Create a venv per job under _hooks (not copied into tmp/ during runs; maand calls the workspace interpreter):

cd workspace/jobs/<job>/_hooks
python3 -m venv .venv
source .venv/bin/activate   # optional for manual work
pip install -r requirements.txt
pip install requests        # required if scripts use maand.py

Maand uses, in order:

  1. workspace/jobs/<job>/_hooks/.venv/bin/python3
  2. workspace/jobs/<job>/_hooks/venv/bin/python3
  3. python3 on your PATH

.venv, venv, node_modules, and __pycache__ are skipped during maand build file indexing.

Bun

Install Bun on the CLI host. Per job:

cd workspace/jobs/<job>/_hooks
bun install

KV persistence by context

Context When KV writes persist to maand.db
maand build End of main build transaction (PersistToTransaction).
post_build hooks Separate session transaction at end of hook pass (failures fail build).
maand hooks Successful CLI commit.
maand deploy kv.PersistSession() after each job's pre_deploy and after each deployJob.
maand health_check KV writes rejected (read-only).

Use pre_deploy to write secrets consumed by .tpl on the same deploy. Full persistence and purge rules: kv/persistence.md.

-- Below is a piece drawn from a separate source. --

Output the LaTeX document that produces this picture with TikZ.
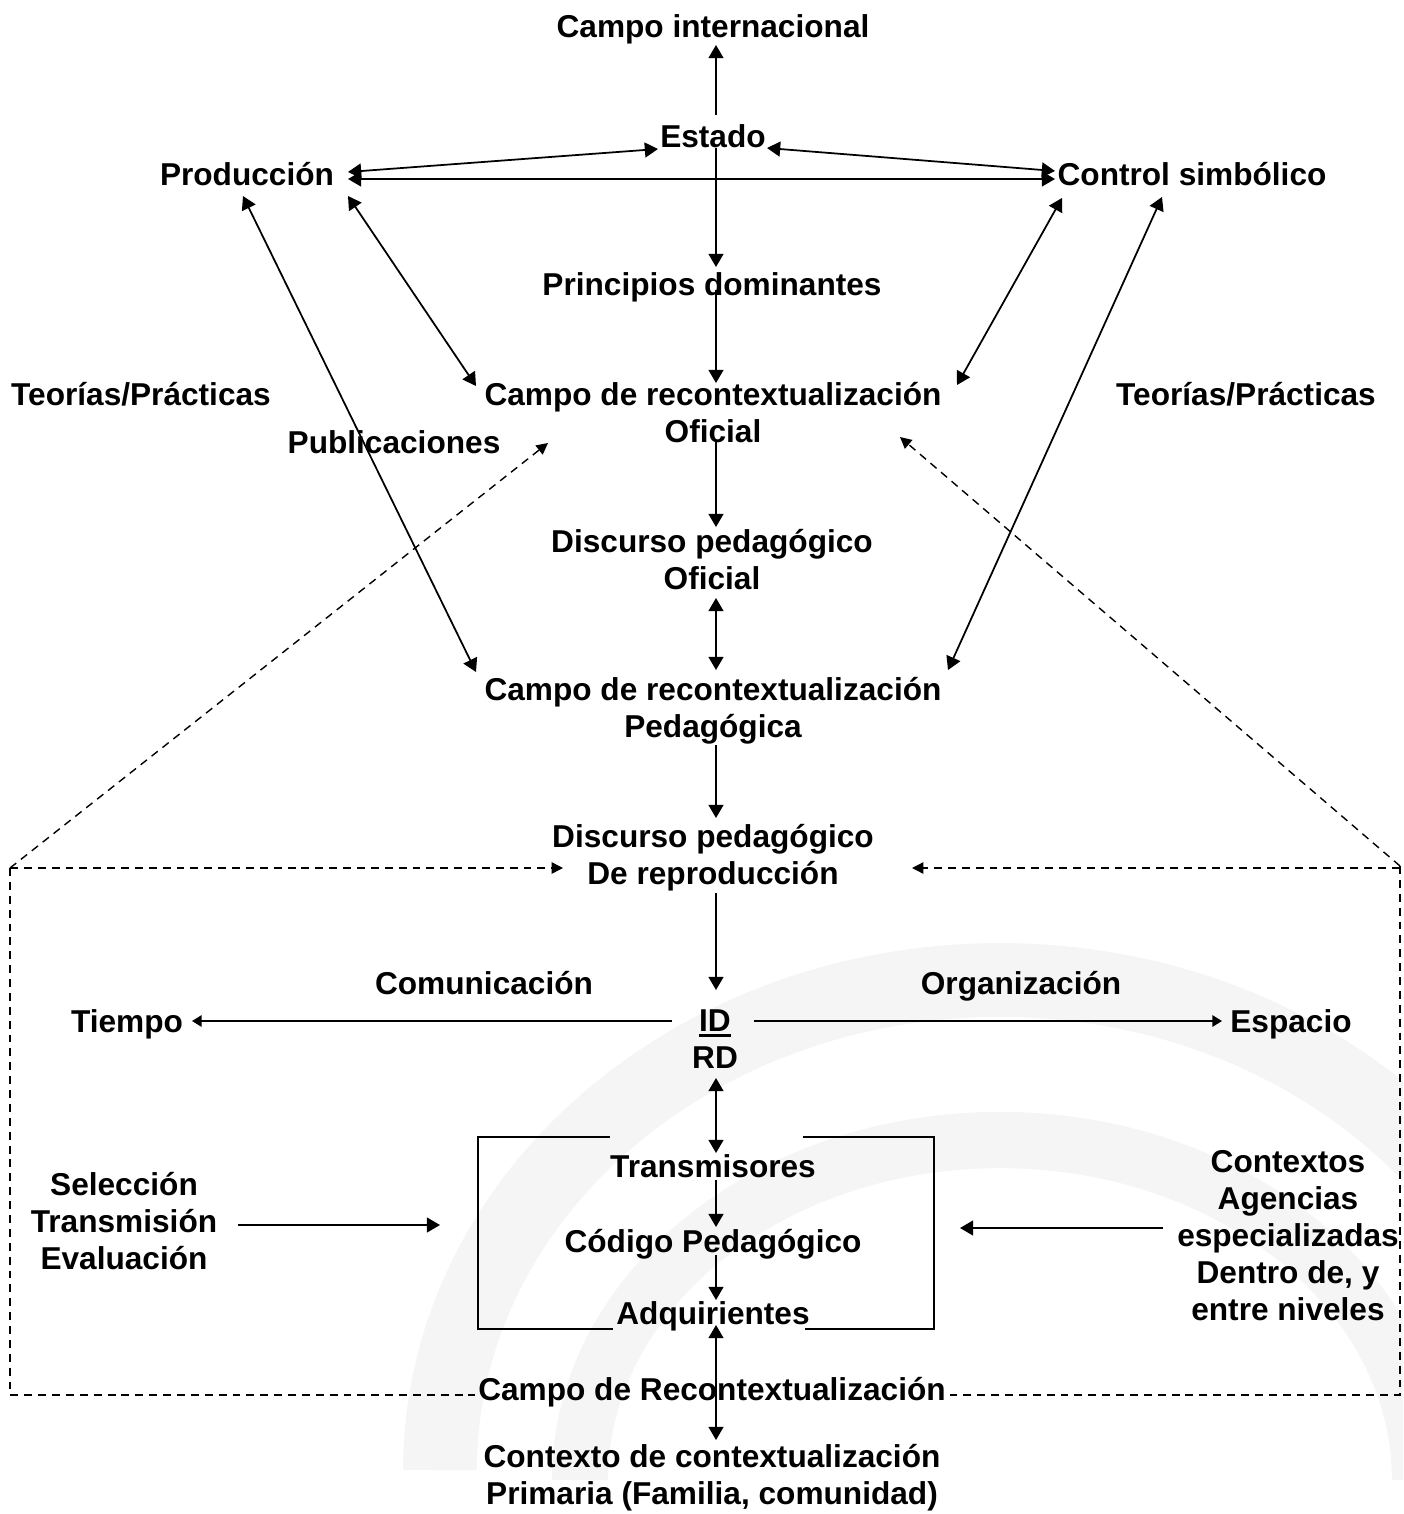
\documentclass[tikz,border=0pt]{standalone}
\usepackage{fontspec}
\setmainfont{Liberation Sans}
\usetikzlibrary{arrows.meta,calc}

\begin{document}
\begin{tikzpicture}[x=0.02cm,y=-0.02cm,
  lbl/.style={font=\bfseries\fontsize{18}{21}\selectfont, align=center, inner sep=0pt, anchor=base},
  arr/.style={line width=1pt, -{Triangle[length=7.5pt,width=8.5pt]}},
  darr/.style={line width=1pt, {Triangle[length=7.5pt,width=8.5pt]}-{Triangle[length=7.5pt,width=8.5pt]}},
  harr/.style={line width=1pt, -{Triangle[length=5.5pt,width=6.5pt]}},
  dsh/.style={line width=0.8pt, dash pattern=on 4.5pt off 3.4pt},
  dsharr/.style={dsh, -{Triangle[length=6.5pt,width=6.5pt]}},
  boxline/.style={line width=0.9pt},
  logo/.style={black!4, line width=42pt}]
\useasboundingbox (0,0) rectangle (1403,1514);

% faint logo in the background
\begin{scope}
  \clip (0,0) rectangle (1403,1514);
  \draw[logo] (1000,1470) ++(180:560 and 490) arc[start angle=180, end angle=360, x radius=560, y radius=490];
  \draw[logo, line width=32pt] (1000,1480) ++(180:420 and 340) arc[start angle=180, end angle=360, x radius=420, y radius=340];
\end{scope}

% labels (anchored on the baseline of their last line)
\node[lbl] (intl) at (713,38) {Campo internacional};
\node[lbl] (estado) at (713,148) {Estado};
\node[lbl] (prod) at (247,185) {Producción};
\node[lbl] (ctrl) at (1192,185) {Control simbólico};
\node[lbl] (prin) at (712,295) {Principios dominantes};
\node[lbl] (campoOf) at (713,442) {Campo de recontextualización\\Oficial};
\node[lbl] (teoL) at (141,405) {Teorías/Prácticas};
\node[lbl] (teoR) at (1246,405) {Teorías/Prácticas};
\node[lbl] (publ) at (394,453) {Publicaciones};
\node[lbl] (discOf) at (712,589) {Discurso pedagógico\\Oficial};
\node[lbl] (campoPed) at (713,737) {Campo de recontextualización\\Pedagógica};
\node[lbl] (discRep) at (713,884) {Discurso pedagógico\\De reproducción};
\node[lbl] (comu) at (484,994) {Comunicación};
\node[lbl] (org) at (1021,994) {Organización};
\node[lbl] (tiempo) at (127,1032) {Tiempo};
\node[lbl] (idrd) at (715,1068)
  {\setbox0\hbox{ID}\rlap{\rule[-3.5pt]{\wd0}{1.6pt}}ID\\RD};
\node[lbl] (espacio) at (1291,1032) {Espacio};
\node[lbl] (trans) at (713,1177) {Transmisores};
\node[lbl] (codigo) at (713,1252) {Código Pedagógico};
\node[lbl] (adq) at (713,1324) {Adquirientes};
\node[lbl] (campoRe) at (712,1400) {Campo de Recontextualización};
\node[lbl] (contexto) at (712,1504) {Contexto de contextualización\\Primaria (Familia, comunidad)};
\node[lbl] (sel) at (124,1269) {Selección\\Transmisión\\Evaluación};
\node[lbl] (ctx) at (1288,1320) {Contextos\\Agencias\\especializadas\\Dentro de, y\\entre niveles};

% frame corners and box corners
\coordinate (dNW) at (10,868);
\coordinate (dNE) at (1400,866);
\coordinate (dSW) at (10,1395);
\coordinate (dSE) at (1400,1395);
\coordinate (bNW) at (478,1137);
\coordinate (bSE) at (934,1329);

% upper field
\draw[arr] ($(estado.base)+(3,-33)$) -- ($(intl.base)+(3,7)$);
\draw[darr] ($(prod.base)+(101,-13)$) -- ($(estado.base)+(-55,1)$);
\draw[darr] ($(prod.base)+(101,-6)$) -- ($(ctrl.base)+(-137,-6)$);
\draw[darr] ($(estado.base)+(54,0)$) -- ($(ctrl.base)+(-137,-14)$);
\draw[arr] ($(estado.base)+(3,0)$) -- ($(prin.base)+(4,-28)$);
\draw[arr] ($(prin.base)+(4,-5)$) -- ($(campoOf.base)+(3,-59)$);
\draw[darr] ($(prod.base)+(101,11)$) -- ($(campoOf.base)+(-237,-56)$);
\draw[darr] ($(prod.base)+(-4,11)$) -- ($(campoPed.base)+(-237,-65)$);
\draw[darr] ($(ctrl.base)+(-130,13)$) -- ($(campoOf.base)+(244,-57)$);
\draw[darr] ($(ctrl.base)+(-30,12)$) -- ($(campoPed.base)+(235,-67)$);
\draw[arr] ($(campoOf.base)+(3,0)$) -- ($(discOf.base)+(4,-62)$);
\draw[darr] ($(discOf.base)+(4,9)$) -- ($(campoPed.base)+(3,-67)$);
\draw[arr] ($(campoPed.base)+(3,8)$) -- ($(discRep.base)+(3,-66)$);
\draw[arr] ($(discRep.base)+(3,9)$) -- ($(idrd.base)+(1,-78)$);

% lower field
\draw[harr] ($(idrd.base)+(-43,-47)$) -- ($(tiempo.base)+(65,-11)$);
\draw[harr] ($(idrd.base)+(39,-47)$) -- ($(espacio.base)+(-69,-11)$);
\draw[darr] ($(idrd.base)+(1,10)$) -- ($(trans.base)+(3,-24)$);
\draw[arr] ($(trans.base)+(3,3)$) -- ($(codigo.base)+(3,-25)$);
\draw[arr] ($(codigo.base)+(3,3)$) -- ($(adq.base)+(3,-24)$);
\draw[darr] ($(adq.base)+(3,1)$) -- ($(contexto.base)+(4,-64)$);
\draw[arr] ($(sel.base)+(114,-44)$) -- ($(bNW)+(-38,88)$);
\draw[arr] ($(ctx.base)+(-125,-92)$) -- ($(bSE)+(26,-101)$);

% open box round the pedagogic code
\draw[boxline] ($(bNW)+(132,0)$) -- (bNW) -- (bNW |- bSE) -- ($(bNW |- bSE)+(135,0)$);
\draw[boxline] ($(bSE |- bNW)+(-131,0)$) -- (bSE |- bNW) -- (bSE) -- ($(bSE)+(-129,0)$);

% dashed recontextualising frame
\draw[dsharr] (dNW) -- ($(campoOf.base)+(-165,1)$);
\draw[dsharr] (dNW) -- ($(discRep.base)+(-150,-16)$);
\draw[dsharr] (dNE) -- ($(campoOf.base)+(187,-5)$);
\draw[dsharr] (dNE |- dNW) -- ($(discRep.base)+(199,-16)$);
\draw[dsh] (dNW) -- (dSW) -- ($(campoRe.west |- dSW)+(-3,0)$);
\draw[dsh] (dNE) -- (dSE) -- ($(campoRe.east |- dSE)+(0,0)$);
\end{tikzpicture}
\end{document}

Namespace keys: kv/namespaces.md.


HTTP API errors

HTTP Message Typical cause
400 X-ALLOCATION-ID header is missing Raw HTTP call without header
404 Invalid allocation ID Stale or wrong allocation UUID
400 Both namespace and key are required Incomplete JSON body
400 Invalid or unauthorized namespace Write to read-only namespace, wrong job, or upstream not in demands
404 KV get operation failed Key does not exist
400 KV writes are not allowed during health_check PUT/DELETE during health_check event
408 Timed out waiting for semaphore timeout_seconds elapsed
409 Semaphore acquire or release failed Release without hold, or internal conflict
415 Content-Type must be application/json Missing or wrong content type
400 Invalid JSON format Malformed request body

Check logs/<worker_ip>.log and CLI output when --verbose is set.